Em setembro, as comunidades católicas se debruçam de forma especial sobre a Bíblia; neste ano, sobre o Livro da Sabedoria. Neste mês, quero ocupar esse espaço com uma questão que lateja sob tudo o que se possa dizer da Bíblia: na hipótese da história humana ter um porvir, além da repetição banal e cíclica a que estamos condenados, qual seria?

Da primeira à ultima palavra, é dessa questão que a Bíblia trata, e é a ela que seus escritores se voltam em busca de respostas.

Os escritores da Bíblia são um caso interessante: eles não andaram muito, sequer conheceram o mundo. Muitos viveram num pequeno território que, se colado ao mapa-múndi, mais parece um selo; se preso a uma tela iluminada, não passaria de um pixel. 

No entanto, se esses escritores e seus textos nos falam até hoje, se até hoje suas vozes continuam afinadas e são ouvidas, é porque tiveram a suprema aptidão de servirem-se de pequenas recordações de seu mundinho natal para criarem um mundo maior, capaz de nos persuadir da verdade e da autenticidade daquilo que Leon Tolstói disse: “Se queres ser universal, começa por pintar a tua aldeia”. O mundo da Bíblia acrescenta-se ao nosso, ajuda-nos a entender melhor o que se passa ao redor, completa nossas vidas acrescentando a elas o que, por si mesmas, elas jamais teriam ou seriam.

Por isso, quando ouço alguém menosprezando a literatura bíblica, argumentando que ela não é fiel aos determinismos históricos, sinto o impulso de fazer notar que, para começo de conversa, como qualquer grande literatura, a Bíblia tem, há 30 séculos, a capacidade de transformar qualquer realidade pela mágica do estilo, e de mudar essa realidade em outra realidade, algo construído pela impalpável e evanescente matéria da palavra. Uma matéria que é sensação, associação, fantasia e sonho, antes de ser geografia e história. 

Foi isso que lhe garantiu sobrevivência. 

Afinal, é dessa mesma matéria que é constituída a vida.
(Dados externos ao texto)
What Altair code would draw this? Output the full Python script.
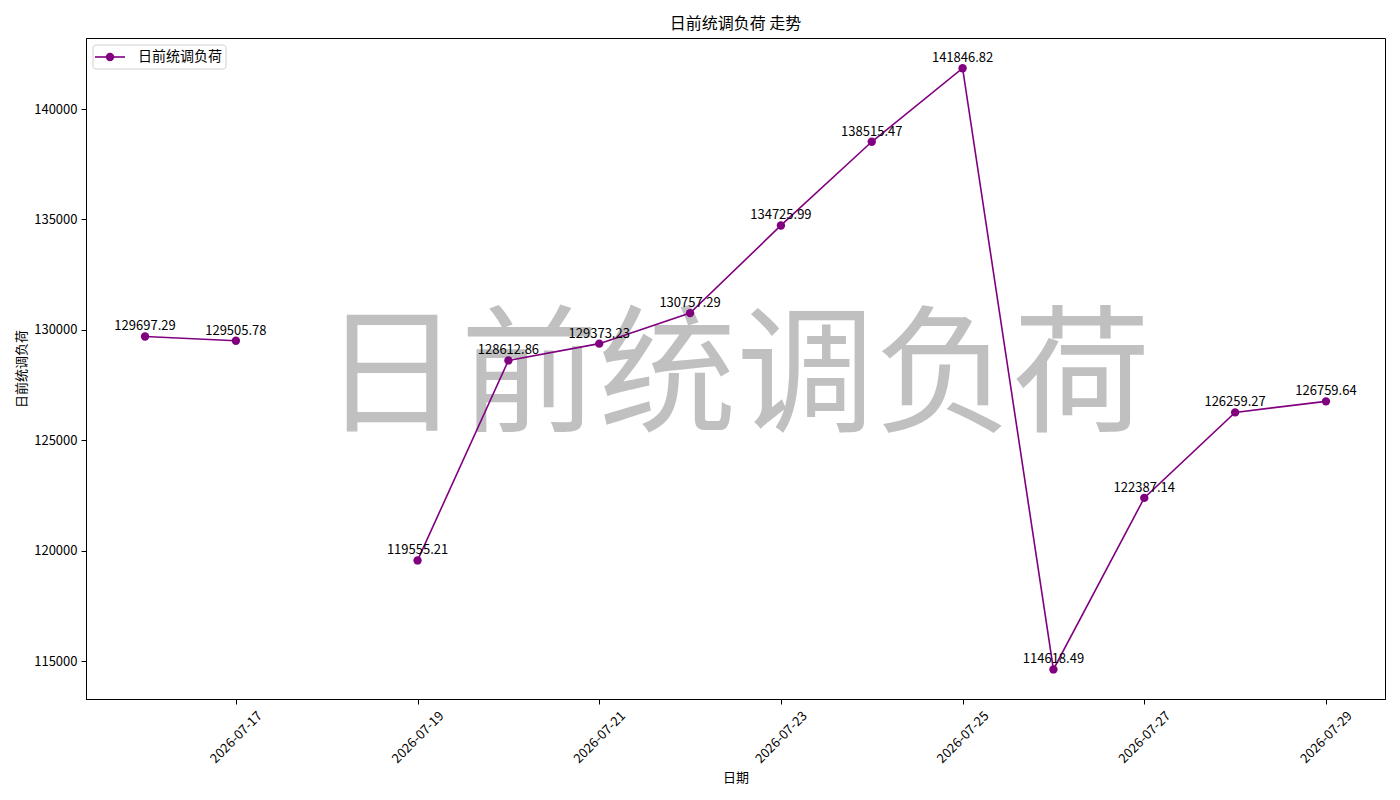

Não da força imprevisível que anima o mundo concreto com a precariedade intensa de um vaivém instável, mas da força do brilho de que são dotados os objetos quando revestidos de palavras. 

O que tenho nas mãos? – perguntou o professor.

Palavras, você tem palavras nas mãos, seria a resposta, as palavras que construíram o mundo.